House Refuses To Authorize Libyan War, Then Refuses To Defund Libyan War
That’s the headline on an article by Doug Mataconis yesterday. The House of Representatives voted yesterday not to authorize the use of the U.S. military in Libya and then, an hour later, voted to keep paying for it.
My Congressman, Sam Farr, fresh back from the vote, was on a flight I took last night from San Francisco to Monterey. We exchanged pleasantries. Had I known his vote–No to authorizing the use of the military and Yes to cutting off funds–I would have thanked him.
How does this relate to economics? Hint: Look at the category I filed it under.
HT to John Fast.
READER COMMENTS
Floccina
Jun 25 2011 at 3:57pm
The above should have read:
I Don’t Want It, But I Insist that You Paying for It
“You” being the tax payers.
David Boaz
Jun 25 2011 at 4:02pm
Ron Paul argued that the defunding measure actually authorized the war, and possibly other members agreed with his reasoning here:
Mr. Speaker I rise to oppose this legislation, which masquerades as a limitation of funds for the president’s war on Libya but is in fact an authorization for that very war. According to HR 2278, the US military cannot be involved in NATO’s actions in Libya, with four important exceptions. If this passes, for the first time the president would be authorized to use US Armed Forces to engage in search and rescue; intelligence, surveillance, and reconnaissance; aerial refueling; and operational planning against Libya. Currently, absent an authorization or declaration of war, these activities are illegal. So instead of ending the war against Libya, this bill would legalize nearly everything the president is currently doing there.
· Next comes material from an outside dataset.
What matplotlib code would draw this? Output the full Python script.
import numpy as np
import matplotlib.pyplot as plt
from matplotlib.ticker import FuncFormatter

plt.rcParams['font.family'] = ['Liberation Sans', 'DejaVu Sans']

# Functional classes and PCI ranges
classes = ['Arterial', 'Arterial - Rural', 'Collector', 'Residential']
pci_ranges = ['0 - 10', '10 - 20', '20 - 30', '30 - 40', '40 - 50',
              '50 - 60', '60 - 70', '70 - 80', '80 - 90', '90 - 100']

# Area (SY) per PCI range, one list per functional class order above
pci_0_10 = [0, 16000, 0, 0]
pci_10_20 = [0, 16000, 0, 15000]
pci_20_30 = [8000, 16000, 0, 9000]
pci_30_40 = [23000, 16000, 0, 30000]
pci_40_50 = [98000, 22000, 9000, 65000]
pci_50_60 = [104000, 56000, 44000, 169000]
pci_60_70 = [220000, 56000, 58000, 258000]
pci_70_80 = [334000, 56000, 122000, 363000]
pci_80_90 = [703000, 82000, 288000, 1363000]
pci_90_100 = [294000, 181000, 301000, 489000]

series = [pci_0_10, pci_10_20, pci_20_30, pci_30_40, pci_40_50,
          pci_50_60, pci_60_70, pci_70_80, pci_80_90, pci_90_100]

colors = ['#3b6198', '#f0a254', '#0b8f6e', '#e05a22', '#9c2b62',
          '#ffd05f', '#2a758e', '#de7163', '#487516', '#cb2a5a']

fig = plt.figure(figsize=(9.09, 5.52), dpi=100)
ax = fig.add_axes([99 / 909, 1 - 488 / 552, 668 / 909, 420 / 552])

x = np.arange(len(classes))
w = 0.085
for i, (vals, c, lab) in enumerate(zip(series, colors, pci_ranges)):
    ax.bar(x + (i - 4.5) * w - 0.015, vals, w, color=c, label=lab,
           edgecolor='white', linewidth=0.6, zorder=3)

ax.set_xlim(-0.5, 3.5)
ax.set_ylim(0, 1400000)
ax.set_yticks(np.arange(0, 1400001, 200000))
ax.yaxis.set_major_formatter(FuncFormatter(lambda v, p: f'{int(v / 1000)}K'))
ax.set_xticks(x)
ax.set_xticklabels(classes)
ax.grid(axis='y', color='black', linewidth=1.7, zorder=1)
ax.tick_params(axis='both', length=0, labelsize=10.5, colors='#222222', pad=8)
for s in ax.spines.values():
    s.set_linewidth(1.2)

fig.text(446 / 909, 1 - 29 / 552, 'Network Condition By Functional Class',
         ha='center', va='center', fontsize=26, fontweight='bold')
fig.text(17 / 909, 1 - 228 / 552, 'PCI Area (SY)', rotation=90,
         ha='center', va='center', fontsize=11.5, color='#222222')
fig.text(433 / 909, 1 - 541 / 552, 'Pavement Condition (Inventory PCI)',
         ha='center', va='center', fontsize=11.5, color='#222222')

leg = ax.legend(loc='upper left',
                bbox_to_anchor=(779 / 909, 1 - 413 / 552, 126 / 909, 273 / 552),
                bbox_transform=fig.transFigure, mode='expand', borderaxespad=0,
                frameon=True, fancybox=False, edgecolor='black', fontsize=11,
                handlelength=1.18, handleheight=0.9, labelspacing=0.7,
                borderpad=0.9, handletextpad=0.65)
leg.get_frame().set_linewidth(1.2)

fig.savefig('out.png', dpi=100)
That the war in Libya can be ended by expanding it and providing the president a legal excuse to continue makes no sense. If this bill fails, the entirety of what the president is doing in Libya would remain illegal.
John Hall
Jun 25 2011 at 4:06pm
Apparently they same thing back in the Kosovo bombing and used the limited vote authorizing funding as a justification for the bombing.
David R. Henderson
Jun 25 2011 at 8:02pm
@Floccina,
Good catch.
@David Boaz,
Even more important catch. Thank you.
Cfountain72
Jun 25 2011 at 9:17pm
Once again, thank God for real patriots like Ron Paul. Sad that voting against it is somehow being viewed as supporting this ‘Odyssey.’
Gabriel rossman
Jun 25 2011 at 9:45pm
I’m thinking that “revealed preferences” isn’t as accurate as “commitment trap.” That is the marginal congressman’s opinion seems to be that this was a mistake but it would be even more deleterious to withdraw once we’re engaged.
Facing such a dilemma, the Congress’s statement of disapproval seems to be saying “but don’t try that again,” but this isn’t really credible. Which of course suggests yet more headings of “principle agent,” “time inconsistency,” and “cheap talk.”
Hence you can make an argument for defunding despite any impact on ongoing operations, which we could place under the heading of “deterrence” (where the relevant deterrence is not the USA versus a tin horn dictator but Article I versus Article II).
That is, I think “revealed preference” is just about the last heading I would give this act of Congress and I say so because I view this as game theory, not price theory.
ChacoKevy
Jun 25 2011 at 11:58pm
While this blog has many reasons to revel in the departure of Sen. Dodd, we in the Peace Corps community are also happy as it means Congressman Farr now is the standard bearer for the Peace Corps in public service.